## Set problem:
Without the pictures, retype exactly the lines from the top of the entries below through the line that contains "import plotly.graph_objects as go".
::: Data for this task
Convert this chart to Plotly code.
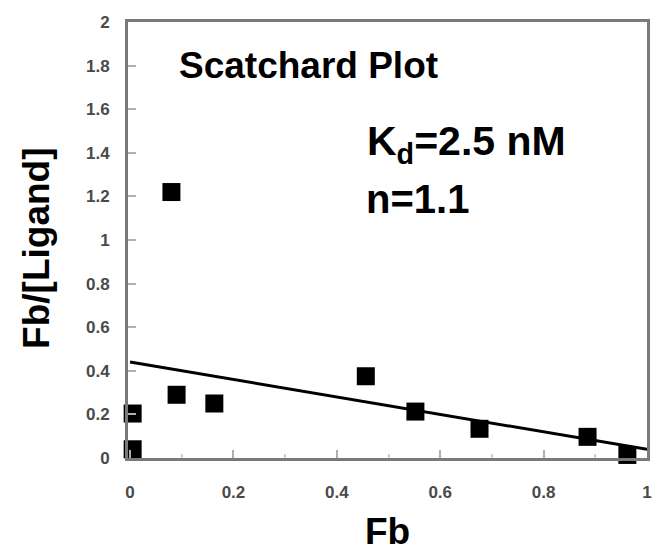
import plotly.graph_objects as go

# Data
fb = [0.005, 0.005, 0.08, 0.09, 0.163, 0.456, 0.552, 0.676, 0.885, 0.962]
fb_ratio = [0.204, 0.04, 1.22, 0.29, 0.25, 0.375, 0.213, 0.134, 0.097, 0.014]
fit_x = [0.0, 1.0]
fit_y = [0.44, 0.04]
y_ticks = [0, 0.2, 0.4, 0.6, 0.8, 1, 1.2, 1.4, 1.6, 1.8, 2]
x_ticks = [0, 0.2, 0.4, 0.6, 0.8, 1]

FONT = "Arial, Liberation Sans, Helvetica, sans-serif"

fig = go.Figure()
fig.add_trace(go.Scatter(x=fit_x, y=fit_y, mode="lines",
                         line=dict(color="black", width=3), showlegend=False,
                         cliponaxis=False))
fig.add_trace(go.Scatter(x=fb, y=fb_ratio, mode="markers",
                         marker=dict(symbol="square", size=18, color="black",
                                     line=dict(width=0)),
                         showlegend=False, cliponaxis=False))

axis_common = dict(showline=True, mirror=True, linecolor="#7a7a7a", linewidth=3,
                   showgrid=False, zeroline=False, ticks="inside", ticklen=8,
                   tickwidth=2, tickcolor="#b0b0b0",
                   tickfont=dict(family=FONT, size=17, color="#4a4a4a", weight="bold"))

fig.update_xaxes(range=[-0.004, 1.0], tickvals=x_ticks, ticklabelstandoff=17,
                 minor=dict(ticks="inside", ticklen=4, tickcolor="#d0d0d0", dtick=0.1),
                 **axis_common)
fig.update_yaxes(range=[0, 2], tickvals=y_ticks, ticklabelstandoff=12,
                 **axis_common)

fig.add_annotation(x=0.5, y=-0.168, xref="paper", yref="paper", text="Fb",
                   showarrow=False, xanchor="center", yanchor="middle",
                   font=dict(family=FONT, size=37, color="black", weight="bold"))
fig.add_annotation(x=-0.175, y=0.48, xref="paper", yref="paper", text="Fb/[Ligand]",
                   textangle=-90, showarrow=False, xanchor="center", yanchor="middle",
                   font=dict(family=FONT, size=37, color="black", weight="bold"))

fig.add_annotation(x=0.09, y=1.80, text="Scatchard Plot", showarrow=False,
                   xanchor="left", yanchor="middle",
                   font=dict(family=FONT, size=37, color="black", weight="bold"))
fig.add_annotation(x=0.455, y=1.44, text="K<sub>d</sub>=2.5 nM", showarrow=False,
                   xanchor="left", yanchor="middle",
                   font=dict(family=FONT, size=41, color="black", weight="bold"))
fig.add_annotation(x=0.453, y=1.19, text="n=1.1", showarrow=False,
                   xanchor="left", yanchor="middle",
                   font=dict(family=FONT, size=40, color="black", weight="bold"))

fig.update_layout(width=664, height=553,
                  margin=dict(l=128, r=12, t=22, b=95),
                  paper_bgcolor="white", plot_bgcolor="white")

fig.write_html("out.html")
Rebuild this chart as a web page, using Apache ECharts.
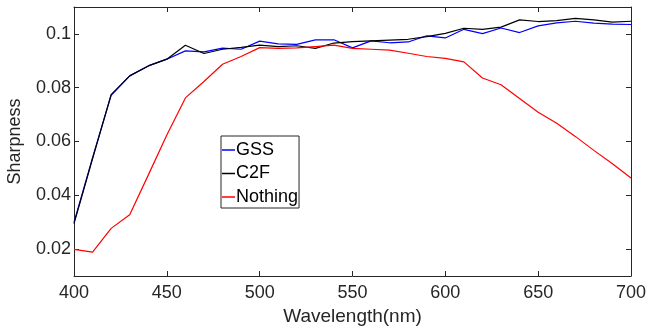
::::::
## Written reply:
Convert this chart to Plotly code.
import plotly.graph_objects as go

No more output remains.